Prepositions and Synonyms in Greek Exposition Part III -- By: Kenneth S. Wuest

Journal: Bibliotheca Sacra
Volume: BSAC 117:467 (Jul 1960)
Article: Prepositions and Synonyms in Greek Exposition Part III
Author: Kenneth S. Wuest

Prepositions and Synonyms in Greek Exposition
Part III

Kenneth S. Wuest

[Editor’s Note: This article is the third in a series on the general subject “The Practical Use of the Greek New Testament.”]

Emmett Russell speaks to the point relative to expository preaching which has its basis in the Greek New Testament when he says, “Greek that wins souls and nourishes saints is surely our aim. Salvation, not linguistics, is our business.” The student of the Greek classics can study that area of Greek literature from the standpoint of linguistics alone, out of pure love of this wonderful language, but not so the student of the Greek New Testament. Linguistics must form the basis for all his New Testament work, but must only be a means to an end, the building up of the saints in the most holy faith and the salvation of sinners. He must learn the mystic secret of bridging the gap between theory and practice, and right here the Holy Spirit comes to his aid to lead him along the path of a practical use of the Greek text. But He needs to be recognized and depended upon by the Bible expositor. Then He does His best work.

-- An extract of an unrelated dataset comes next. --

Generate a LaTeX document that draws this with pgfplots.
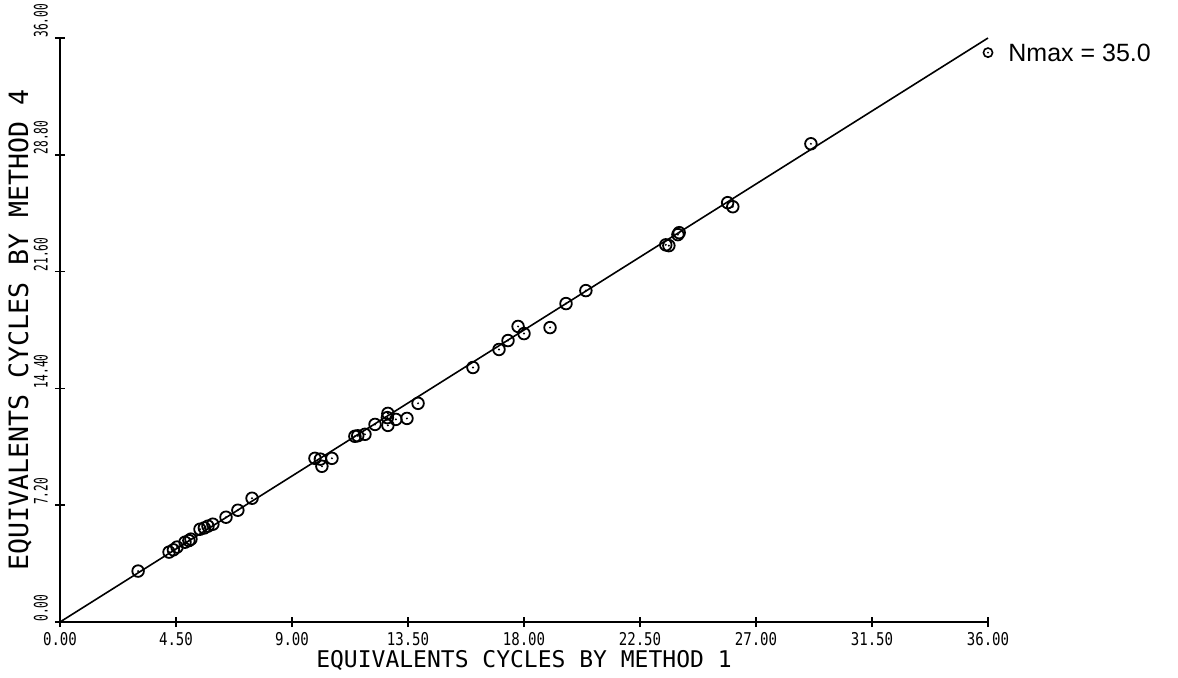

Synonyms are another source of rich truth. Take for instance John 12:32 in the AV “I, if I be lifted up from the earth, will draw all men unto me.” The Greek preposition here is not apo, “from the edge of,” but ek, “out from within.” If John had used apo he would have reported the act of crucifixion. But he used ek, “If I be lifted up out from underneath the earth,” which referred to crucifixion, death, burial, resurrection, and ascension. A dead Christ on a crucifix draws nobody. A crucified, dead, buried, resurrected, and ascended Christ seated at the right hand of God the Father draws sinners to Himself. Now, the point is that the student who is limited to the translations would never get this truth from the preposition from, but the exegete trained in Greek would have it in five minutes. What a text for an Easter evangelistic service!

The writer to the Hebrews says of our Lord, “who for the joy that was set before him endured the cross” (12:2). The

English student would find the dictionary definition of the preposition for to include “in place of” and “in consideration of.” English huddles several meanings in one word where Greek allocates these meanings to as many words. If the inspired writer had meant “in consideration of” he would have used eis. If he m...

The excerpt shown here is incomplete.